Again, there is minimal impact (<5%) from SoC on battery capacity until you get into 500k+ mile territory. It's really not worth worrying about unless a ~15 mile range reduction after 500k miles driven bothers you.

15 miles is not just 15 miles. It's 15 miles vs the other degraded mile.

OK, let's go with that, looking at the:
orange line 100% to 40% (60% DOD) with 1250 cycles to 90% capacity.
blue line 75% to 25% (50% DOD) with 3000 cycles to 90% capacity
purple line 75% to 45% (30% DOD) with 5000 cycles to 90% capacity.

Orange vs Blue vs Purple
1250 vs 3000 * 50/60 vs 5000 * 30/60 = 1250 vs 2500 vs 2500.

It is significant, but the truth is that most will be trading the car in before hitting that point. 1250 full cycles (15K annual miles / 250 miles per cycle = 60 cycles a year). With full DOD range of 250 miles, it would take 21 years (315K miles) for Orange and 42 years (630k miles) for Blue/Purple to degrade to 90%.

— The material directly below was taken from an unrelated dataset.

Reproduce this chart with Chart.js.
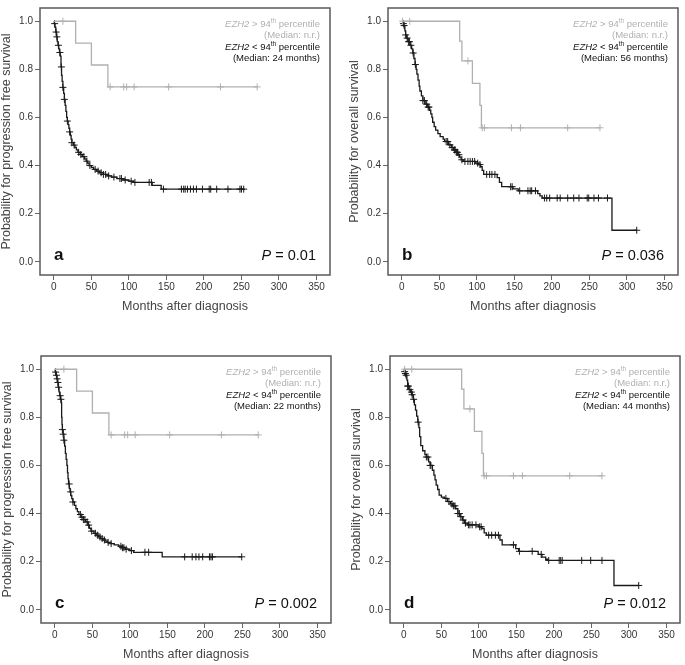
<!DOCTYPE html>
<html>
<head>
<meta charset="utf-8">
<script src="https://cdn.jsdelivr.net/npm/chart.js@4.4.1/dist/chart.umd.min.js"></script>
<style>
  html, body { margin: 0; padding: 0; background: #fff; overflow: hidden; }
  body { width: 685px; height: 665px; position: relative; }
  canvas { position: absolute; }
</style>
</head>
<body>
<canvas id="panelA" width="336" height="317" style="left:-1px;top:0px"></canvas>
<canvas id="panelB" width="336" height="317" style="left:347px;top:0px"></canvas>
<canvas id="panelC" width="336" height="317" style="left:0px;top:348px"></canvas>
<canvas id="panelD" width="336" height="317" style="left:349px;top:348px"></canvas>
<script>
// axis ticks
const xTicks = [0, 50, 100, 150, 200, 250, 300, 350];
const yTicks = [0, 0.2, 0.4, 0.6, 0.8, 1.0];

// EZH2 > 94th percentile (gray), [months, survival]
const highPfsEvents = [[29, 0.909], [50, 0.818], [72, 0.727]];
const highPfsCensor = [12, 75, 93, 97, 107, 153, 222, 271];
const highOsEvents = [[77, 0.917], [80, 0.835], [94, 0.742], [104, 0.65], [106, 0.557]];
const highOsCensor = [1, 10.5, 88, 107, 110, 146, 158, 221, 264];

// EZH2 < 94th percentile (black)
const aLowEvents = [[0.5,0.99],[1.5,0.975],[2.5,0.955],[3.5,0.935],[4.5,0.915],[5.5,0.9],[6.5,0.885],[7.5,0.87],
  [8.5,0.855],[9.5,0.81],[10.2,0.775],[11,0.75],[12,0.725],[13,0.70],[14,0.675],[15,0.65],[16,0.625],[17,0.60],
  [18,0.585],[19,0.57],[20,0.555],[21,0.54],[22,0.525],[23,0.51],[24,0.495],[26,0.485],[28,0.475],[30,0.465],
  [32,0.455],[35,0.446],[38,0.437],[41,0.428],[43,0.418],[45,0.41],[47,0.40],[50,0.392],[53,0.384],[57,0.377],
  [61,0.37],[66,0.363],[71,0.357],[77,0.352],[84,0.346],[92,0.34],[100,0.335],[106,0.33],[131,0.318],[143,0.302]];
const aLowCensor = [1, 3, 4, 6, 8, 10, 12, 14, 18, 21, 24, 27, 33, 36, 40, 44, 48, 55, 59, 63, 66, 69, 73, 80, 88,
  90, 95, 103, 108, 127, 130, 146, 170, 173, 175, 178, 182, 186, 190, 198, 207, 209, 217, 232, 248, 250, 253];

const bLowEvents = [[1,0.99],[2.5,0.982],[4,0.96],[5,0.943],[6.5,0.93],[8,0.915],[11,0.9],[13,0.885],[14.5,0.868],
  [16,0.845],[17.5,0.82],[19,0.8],[20,0.78],[21.5,0.755],[23,0.73],[24,0.71],[26,0.69],[28,0.67],[31,0.655],
  [34,0.643],[37,0.63],[38.5,0.615],[40,0.6],[41,0.58],[43,0.562],[45,0.547],[48,0.533],[51,0.52],[55,0.51],
  [57,0.5],[62,0.486],[66,0.475],[69,0.465],[72,0.455],[75,0.445],[77,0.435],[79,0.424],[82,0.417],[98,0.41],
  [102,0.404],[105,0.395],[107,0.38],[109,0.363],[127,0.35],[130,0.33],[133,0.312],[148,0.303],[155,0.295],
  [181,0.283],[184,0.274],[187,0.265],[280,0.131]];
const bLowCensor = [2, 3, 5, 7, 9, 10, 12, 15, 18, 28, 30, 33, 35, 36, 59, 61, 64, 67, 70, 71, 73, 74, 76, 80, 84,
  88, 91, 94, 97, 101, 104, 113, 117, 120, 124, 145, 147, 157, 168, 171, 173, 178, 190, 193, 197, 207, 211, 221,
  229, 236, 247, 249, 256, 262, 274, 313];

const cLowEvents = [[0.5,0.988],[1.5,0.975],[2.5,0.96],[3.5,0.945],[4.5,0.925],[5.5,0.906],[6.5,0.89],[7.5,0.875],
  [8.5,0.86],[9,0.8],[9.5,0.77],[10,0.749],[11,0.73],[12,0.705],[13,0.68],[14,0.65],[15,0.625],[16,0.6],[16.8,0.57],
  [17.5,0.545],[18.2,0.523],[19.2,0.505],[20.2,0.49],[21.2,0.475],[22.5,0.462],[24,0.448],[26,0.434],[28,0.42],
  [30,0.408],[32,0.396],[35,0.385],[38,0.375],[41,0.365],[44,0.352],[46,0.339],[48,0.327],[52,0.318],[55,0.31],
  [58,0.303],[61,0.296],[64,0.29],[67,0.285],[70,0.28],[74,0.275],[79,0.27],[85,0.264],[90,0.258],[94,0.252],
  [100,0.246],[105,0.239],[143,0.22]];
const cLowCensor = [1, 2, 3, 4, 5, 7, 8, 10, 11, 12, 19, 21, 24, 34, 36, 38, 40, 43, 45, 49, 54, 57, 60, 63, 66, 71,
  75, 88, 90, 92, 95, 102, 120, 125, 173, 183, 188, 192, 197, 206, 208, 210, 249];

const dLowEvents = [[0.5,0.99],[1.5,0.982],[2.5,0.975],[4,0.955],[5,0.93],[7,0.915],[9,0.905],[11,0.894],
  [12.5,0.875],[14,0.852],[15.5,0.83],[17,0.805],[18.5,0.78],[20,0.757],[21,0.72],[22.5,0.682],[25,0.661],
  [28,0.645],[30,0.635],[33,0.615],[35,0.6],[38,0.58],[40,0.56],[41.5,0.54],[43,0.518],[45,0.5],[47,0.477],
  [50,0.468],[54,0.463],[58,0.45],[62,0.44],[65,0.432],[69,0.42],[72,0.4],[75,0.387],[78,0.373],[81,0.36],
  [85,0.353],[100,0.345],[104,0.337],[107,0.32],[110,0.31],[128,0.29],[131,0.27],[149,0.254],[153,0.243],
  [179,0.23],[184,0.219],[189,0.21],[192,0.205],[280,0.101]];
const dLowCensor = [1, 2, 3, 5, 6, 8, 10, 11, 13, 19, 30, 32, 35, 36, 56, 60, 64, 66, 68, 72, 74, 76, 79, 82, 86, 88,
  91, 96, 101, 103, 113, 117, 122, 126, 146, 154, 171, 183, 193, 207, 209, 211, 237, 249, 264, 313];

// panel texts
const panelLetters = ['a', 'b', 'c', 'd'];
const pValues = ['0.01', '0.036', '0.002', '0.012'];
const lowMedians = ['24', '56', '22', '44'];
const yTitles = ['Probability for progression free survival', 'Probability for overall survival',
  'Probability for progression free survival', 'Probability for overall survival'];

const FONT = "'Liberation Sans', Arial, sans-serif";
const GRAY = '#b0b0b0';
const BLACK = '#1a1a1a';

// survival value of the step curve at time t
function survivalAt(events, t) {
  let s = 1;
  for (const [et, es] of events) {
    if (et <= t) s = es;
  }
  return s;
}

function curvePoints(events, censor) {
  const pts = [{ x: 0, y: 1 }];
  events.forEach(([t, s]) => pts.push({ x: t, y: s }));
  const tEnd = Math.max(...censor, events[events.length - 1][0]);
  pts.push({ x: tEnd, y: survivalAt(events, tEnd) });
  return pts;
}

function censorPoints(events, censor) {
  return censor.map(t => ({ x: t, y: survivalAt(events, t) }));
}

// draws pieces of text right aligned at xRight
function drawRuns(ctx, runs, xRight, y, color) {
  let total = 0;
  runs.forEach(r => { ctx.font = r.f; r.w = ctx.measureText(r.t).width; total += r.w; });
  let x = xRight - total;
  ctx.fillStyle = color;
  ctx.textAlign = 'left';
  ctx.textBaseline = 'middle';
  runs.forEach(r => {
    ctx.font = r.f;
    ctx.fillText(r.t, x, y + (r.dy || 0));
    x += r.w;
  });
}

const panelPlugin = {
  id: 'panelText',
  afterDraw(chart, args, opts) {
    const { ctx, chartArea: a } = chart;
    ctx.save();
    ctx.strokeStyle = '#5a5a5a';
    ctx.lineWidth = 1.5;
    ctx.strokeRect(a.left, a.top, a.right - a.left, a.bottom - a.top);

    const norm = '9.5px ' + FONT;
    const ital = 'italic 9.5px ' + FONT;
    const sup = '6.5px ' + FONT;
    const xr = a.right - 10;
    const y0 = a.top + 16.5;
    const step = 11.3;
    drawRuns(ctx, [{ t: 'EZH2', f: ital }, { t: ' > 94', f: norm }, { t: 'th', f: sup, dy: -3 },
      { t: ' percentile', f: norm }], xr, y0, GRAY);
    drawRuns(ctx, [{ t: '(Median: n.r.)', f: norm }], xr, y0 + step, GRAY);
    drawRuns(ctx, [{ t: 'EZH2', f: ital }, { t: ' < 94', f: norm }, { t: 'th', f: sup, dy: -3 },
      { t: ' percentile', f: norm }], xr, y0 + step * 2, '#111');
    drawRuns(ctx, [{ t: '(Median: ' + opts.median + ' months)', f: norm }], xr, y0 + step * 3, '#111');

    ctx.font = 'bold 17px ' + FONT;
    ctx.fillStyle = '#111';
    ctx.textAlign = 'left';
    ctx.textBaseline = 'middle';
    ctx.fillText(opts.letter, a.left + 14, a.bottom - 20);

    drawRuns(ctx, [{ t: 'P', f: 'italic 14.5px ' + FONT }, { t: ' = ' + opts.p, f: '14.5px ' + FONT }],
      a.right - 14, a.bottom - 19.5, '#111');
    ctx.restore();
  }
};

function makePanel(id, idx, highEvents, highCensor, lowEvents, lowCensor) {
  new Chart(document.getElementById(id), {
    type: 'scatter',
    data: {
      datasets: [
        { data: curvePoints(highEvents, highCensor), showLine: true, stepped: 'before',
          borderColor: GRAY, borderWidth: 1.3, pointRadius: 0 },
        { data: censorPoints(highEvents, highCensor), showLine: false, pointStyle: 'cross',
          pointRadius: 3.5, borderColor: GRAY, borderWidth: 1 },
        { data: curvePoints(lowEvents, lowCensor), showLine: true, stepped: 'before',
          borderColor: BLACK, borderWidth: 1.3, pointRadius: 0 },
        { data: censorPoints(lowEvents, lowCensor), showLine: false, pointStyle: 'cross',
          pointRadius: 3.5, borderColor: BLACK, borderWidth: 1 }
      ]
    },
    options: {
      responsive: false,
      animation: false,
      events: [],
      layout: { padding: { top: 4, right: 2, left: 0, bottom: 0 } },
      plugins: {
        legend: { display: false },
        tooltip: { enabled: false },
        panelText: { letter: panelLetters[idx], p: pValues[idx], median: lowMedians[idx] }
      },
      scales: {
        x: {
          type: 'linear',
          min: -18.5,
          max: 368,
          afterBuildTicks: s => { s.ticks = xTicks.map(v => ({ value: v })); },
          afterFit: s => { s.height = 42; },
          ticks: { color: '#333', font: { family: FONT, size: 10 }, padding: 1, maxRotation: 0,
            autoSkip: false, callback: v => String(v) },
          grid: { display: true, drawOnChartArea: false, drawTicks: true, tickLength: 5, color: '#666' },
          border: { display: false },
          title: { display: true, text: 'Months after diagnosis', color: '#444',
            font: { family: FONT, size: 12.5 }, padding: { top: 0, bottom: 2.5 } }
        },
        y: {
          min: -0.055,
          max: 1.055,
          afterBuildTicks: s => { s.ticks = yTicks.map(v => ({ value: v })); },
          afterFit: s => { s.width = 41; },
          ticks: { color: '#333', font: { family: FONT, size: 10 }, padding: 2, autoSkip: false,
            callback: v => v.toFixed(1) },
          grid: { display: true, drawOnChartArea: false, drawTicks: true, tickLength: 5, color: '#666' },
          border: { display: false },
          title: { display: true, text: yTitles[idx], color: '#444',
            font: { family: FONT, size: 12.5 }, padding: { top: 0, bottom: 0 } }
        }
      }
    },
    plugins: [panelPlugin]
  });
}

makePanel('panelA', 0, highPfsEvents, highPfsCensor, aLowEvents, aLowCensor);
makePanel('panelB', 1, highOsEvents, highOsCensor, bLowEvents, bLowCensor);
makePanel('panelC', 2, highPfsEvents, highPfsCensor, cLowEvents, cLowCensor);
makePanel('panelD', 3, highOsEvents, highOsCensor, dLowEvents, dLowCensor);
</script>
</body>
</html>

Key is not to charge to somewhere between 50-75% actual SOC whatever that equals to on the user interface, for the longest life possible.

Also note that the chart indicates increasing life another 44-130% when charging only up to 50%. So that'd be 60-100 years. :0

 

[Evstrat]

Like everyone is stating, you charge based on your driving situation. I have a daily 90kms round trip to work everyday, because I live in a climate, I personally charge to 90% during the winter months, and 80% during the summer. Has worked fine for me.

I personally wouldn't change to 50% for the fact that if you have a unplanned drive to do, you don't want to risk scrambling for charging.

And Faster charging is ideal...no need to slow it down unless you have no other choice.

The slower you charge the Battery the Better, of course, if needed charge as quickly as possible, but if you have the time for use 110 V and slow charge, I was told this by a Tesla engineer and causes less battery degradation, faster charging causes heat and thus increased degradation.